Secondary Riedel faults in the Batouri region and inferences to major shear zones kinematics and gold mineralization

Abstract

The Pan-African domain of Batouri shows many generations of post-collisional granitoids emplaced between 640 and 500 Ma. They are affected by secondary Riedel faults systems R⁓N084E, R′⁓N016E P⁓N140E and T⁓N060E arranged into en-echelon systems oblique to the prominent Y shear bands directed N091E or to the related C′ or Y⁓N091E. The description and analysis of these brittle-ductile faults are based on classic structural geological methods, including structural surveys, analysis and stereographic projection of mesostructures (planar and linear fabrics) and microscopic observation. The results show two Riedel fault systems with two major bands, C′ and Y, oriented E-W with dextral and sinistral polarities.
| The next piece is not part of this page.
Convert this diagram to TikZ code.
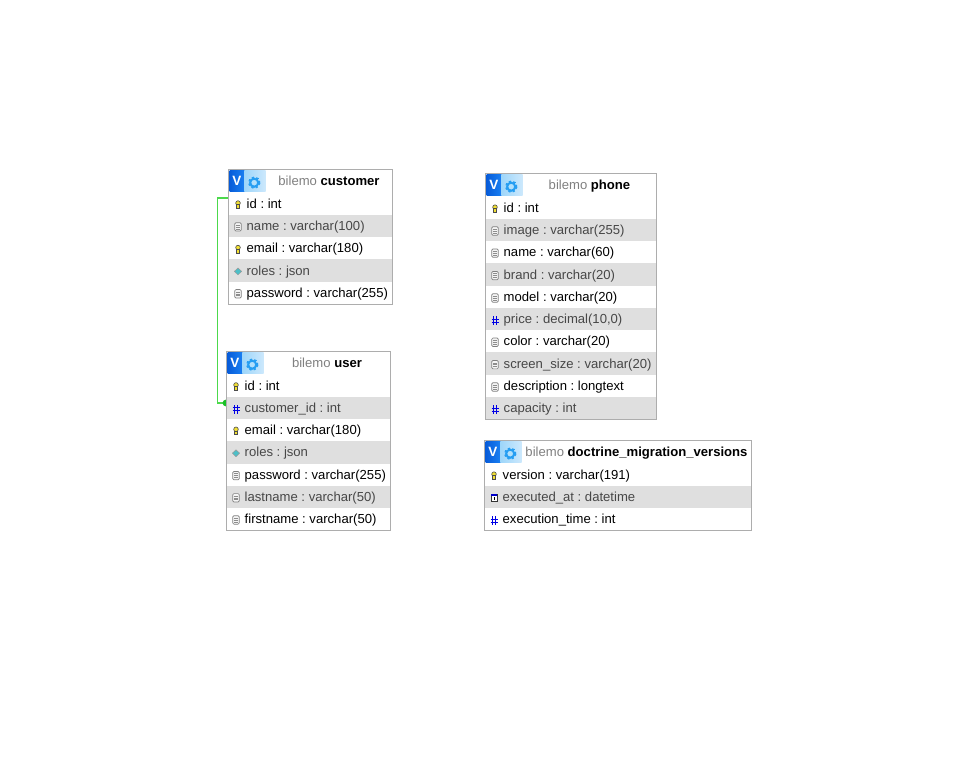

There are two shortening directions (Z) oriented: NW–SE, which accounts for dextral shear bands, and NE-SW, which develops the sinistral shear bands. The high values of dihedral angles (⁓78°–80°) between the R and R′ faults indicate a compressive tectonic regime of the basement, confirmed by the presence of the B_n and B_n+1 boudins stretching NE-SW and NW–SE. These faults likely interact with the neighbouring and regional scale CCSZ, which control gold mineralization in the Batouri granitoids. The mineralization is hosted by Qz-Fk veins in the R, R′, P and C′ Riedel faults. These mark the late-D₃ phase of deformation, which correlates with the nappes stacking event on the WAC at 600 Ma. The relative chronology of deformation at the regional scale suggests that gold mineralization is controlled by Qz-Fk veins in the R, R′, P and C′ Riedel faults, which correlate with the post-collisional phase of the CAFB around 585–580 Ma.